As stated previously the simplest way to colorize images with the HAVC filter it to use Hybrid. To simplify the usage has been introduced standard Presets that automatically apply all the filter's settings. A set of parameters that are able to provide a satisfactory colorization are the following:
- Preset: medium (fast will increase the speed with a little decrease in color accuracy)
- Color map: none
- ColorFix: violet/red
- Denoise: light
- Stabilize: stable (or morestable)
then enable the Exemplar Models check box and set
- Method: HAVC
- SC thresh: 0.10
- SC SSIM thresh: 0.00
- SC min freq: 10 (5 if is used the local mode)
- normalize: checked
- Mode: remote
- Frames: 0
- Preset: medium (slow will increase the color accuracy but the speed will decrease of 40%)
- Vivid: checked
In the following picture are shown the suggested parameters:
In Summary HAVC is able to provide often a final colorized image that is better than the image obtained from the individual models, and can be considered an improvement respect to the current Models.
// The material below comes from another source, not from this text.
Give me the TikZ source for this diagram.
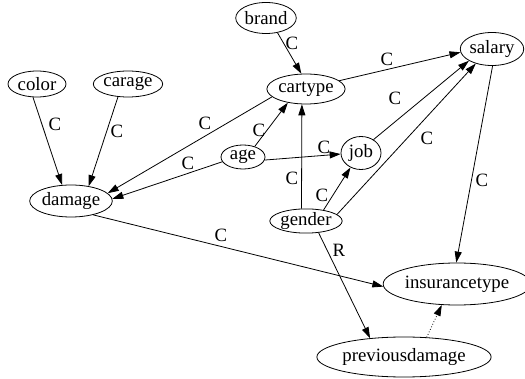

It is suggested to use the settings described in the previous section, willing to use a custom configuration, the suggested setup for video encoding is:
- D+D: DeOldify (with model Video & render_factor = 24) + DDColor (with model Artistic and render_factor = 24)
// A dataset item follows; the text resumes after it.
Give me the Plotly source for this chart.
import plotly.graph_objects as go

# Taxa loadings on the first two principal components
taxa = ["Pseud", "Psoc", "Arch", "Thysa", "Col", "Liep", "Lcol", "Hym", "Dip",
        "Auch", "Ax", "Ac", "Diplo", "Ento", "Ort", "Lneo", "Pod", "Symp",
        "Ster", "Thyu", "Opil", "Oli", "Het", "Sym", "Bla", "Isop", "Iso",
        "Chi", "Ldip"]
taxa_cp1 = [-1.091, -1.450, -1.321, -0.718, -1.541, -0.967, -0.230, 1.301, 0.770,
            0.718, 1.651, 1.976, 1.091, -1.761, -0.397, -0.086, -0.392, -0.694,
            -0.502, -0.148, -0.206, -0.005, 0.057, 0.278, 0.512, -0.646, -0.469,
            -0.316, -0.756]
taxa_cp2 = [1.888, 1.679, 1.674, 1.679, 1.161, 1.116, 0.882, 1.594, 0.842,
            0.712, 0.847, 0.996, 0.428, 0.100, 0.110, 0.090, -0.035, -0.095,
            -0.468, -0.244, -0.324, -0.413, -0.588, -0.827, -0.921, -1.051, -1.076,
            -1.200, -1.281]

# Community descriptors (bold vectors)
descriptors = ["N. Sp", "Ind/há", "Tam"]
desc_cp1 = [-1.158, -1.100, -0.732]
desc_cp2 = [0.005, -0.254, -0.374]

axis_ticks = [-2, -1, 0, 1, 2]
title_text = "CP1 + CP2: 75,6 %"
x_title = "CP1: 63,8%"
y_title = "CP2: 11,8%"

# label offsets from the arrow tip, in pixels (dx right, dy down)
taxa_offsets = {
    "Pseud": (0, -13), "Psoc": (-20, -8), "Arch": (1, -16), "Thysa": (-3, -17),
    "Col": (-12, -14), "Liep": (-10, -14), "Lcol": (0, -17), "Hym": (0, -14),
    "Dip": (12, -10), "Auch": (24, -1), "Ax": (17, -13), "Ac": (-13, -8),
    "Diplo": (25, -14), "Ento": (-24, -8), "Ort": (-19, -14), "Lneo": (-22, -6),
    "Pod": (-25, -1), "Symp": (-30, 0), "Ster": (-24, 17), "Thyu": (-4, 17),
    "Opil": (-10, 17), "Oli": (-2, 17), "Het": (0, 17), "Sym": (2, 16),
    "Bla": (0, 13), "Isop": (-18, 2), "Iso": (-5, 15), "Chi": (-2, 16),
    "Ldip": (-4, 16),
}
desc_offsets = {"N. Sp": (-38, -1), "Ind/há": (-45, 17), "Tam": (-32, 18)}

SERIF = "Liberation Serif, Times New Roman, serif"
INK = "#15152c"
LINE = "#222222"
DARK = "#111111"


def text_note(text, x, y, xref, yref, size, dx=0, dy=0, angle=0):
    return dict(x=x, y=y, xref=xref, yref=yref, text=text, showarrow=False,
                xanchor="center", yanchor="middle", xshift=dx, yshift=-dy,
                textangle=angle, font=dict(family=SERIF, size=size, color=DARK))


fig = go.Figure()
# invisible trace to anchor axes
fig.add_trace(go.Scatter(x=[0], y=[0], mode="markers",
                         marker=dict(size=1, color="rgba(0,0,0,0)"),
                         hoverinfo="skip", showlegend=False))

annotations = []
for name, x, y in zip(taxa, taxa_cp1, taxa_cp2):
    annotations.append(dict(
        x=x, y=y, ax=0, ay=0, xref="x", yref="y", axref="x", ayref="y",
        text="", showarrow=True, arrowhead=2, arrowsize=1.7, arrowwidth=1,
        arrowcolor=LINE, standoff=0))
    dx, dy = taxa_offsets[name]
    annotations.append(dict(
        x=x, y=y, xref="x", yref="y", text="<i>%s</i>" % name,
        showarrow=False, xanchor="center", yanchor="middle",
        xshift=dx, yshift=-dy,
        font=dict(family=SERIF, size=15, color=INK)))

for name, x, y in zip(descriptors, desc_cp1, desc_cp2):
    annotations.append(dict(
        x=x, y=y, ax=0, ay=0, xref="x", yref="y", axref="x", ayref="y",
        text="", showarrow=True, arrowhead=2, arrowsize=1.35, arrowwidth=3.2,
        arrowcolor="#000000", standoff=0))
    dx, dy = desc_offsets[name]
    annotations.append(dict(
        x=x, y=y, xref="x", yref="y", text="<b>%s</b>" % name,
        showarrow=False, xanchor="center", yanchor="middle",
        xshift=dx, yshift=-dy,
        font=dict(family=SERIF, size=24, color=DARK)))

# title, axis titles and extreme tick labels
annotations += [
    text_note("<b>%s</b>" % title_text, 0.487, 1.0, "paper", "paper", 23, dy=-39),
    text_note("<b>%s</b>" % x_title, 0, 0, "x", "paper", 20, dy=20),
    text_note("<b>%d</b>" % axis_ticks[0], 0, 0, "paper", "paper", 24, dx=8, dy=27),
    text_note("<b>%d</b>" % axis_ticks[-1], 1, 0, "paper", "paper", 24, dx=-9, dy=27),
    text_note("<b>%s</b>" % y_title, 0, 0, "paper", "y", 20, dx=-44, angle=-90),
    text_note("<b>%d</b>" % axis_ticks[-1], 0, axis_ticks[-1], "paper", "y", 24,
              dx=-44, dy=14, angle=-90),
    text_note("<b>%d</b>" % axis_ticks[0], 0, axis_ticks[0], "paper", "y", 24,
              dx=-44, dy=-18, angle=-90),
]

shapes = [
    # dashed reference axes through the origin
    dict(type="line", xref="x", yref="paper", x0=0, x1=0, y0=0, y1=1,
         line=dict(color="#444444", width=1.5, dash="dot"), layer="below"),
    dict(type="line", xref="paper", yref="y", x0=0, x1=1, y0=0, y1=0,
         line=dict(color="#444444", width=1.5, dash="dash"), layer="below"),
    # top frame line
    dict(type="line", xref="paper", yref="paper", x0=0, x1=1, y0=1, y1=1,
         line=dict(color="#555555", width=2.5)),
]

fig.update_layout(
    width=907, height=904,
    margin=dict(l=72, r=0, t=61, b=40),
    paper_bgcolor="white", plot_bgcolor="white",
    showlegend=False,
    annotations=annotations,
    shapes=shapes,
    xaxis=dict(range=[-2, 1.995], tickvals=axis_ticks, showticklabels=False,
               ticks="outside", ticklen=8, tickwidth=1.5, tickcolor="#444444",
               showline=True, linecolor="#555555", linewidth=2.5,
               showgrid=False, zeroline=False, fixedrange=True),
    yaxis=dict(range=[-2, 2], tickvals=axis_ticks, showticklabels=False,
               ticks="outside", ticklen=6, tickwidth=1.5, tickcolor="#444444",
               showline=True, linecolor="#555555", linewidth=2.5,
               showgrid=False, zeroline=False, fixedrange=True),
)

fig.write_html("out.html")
willing to accept a decrease in encoding speed of about 40% it is possible to improve a little the colorization process by using the configuration:
- DS+DD: DeOldify (with model Video & render_factor = 30) + DDColor (with model Artistic and render_factor = 30)
It is also suggested to enable the DDColor Tweaks (to apply the dynamic gamma correction) and the post-process filters: Chroma Smoothing and Chroma Stabilization. Unfortunately is not possible provide a one size fits-all solution and the filter parameters need to be adjusted depending on the type of video to be colored.
As a final consideration I would like to point out that the test results showed that the images coloring technology is mature enough to be used concretely both for coloring images and, thanks to Hybrid, videos.
I would like to thank Selur, author of Hybrid, for his wise advices and for having developed a gorgeous interface for this filter. Despite the large number of parameters and the complexity of managing them appropriately, the interface developed by Selur makes its use easy even for non-experts users.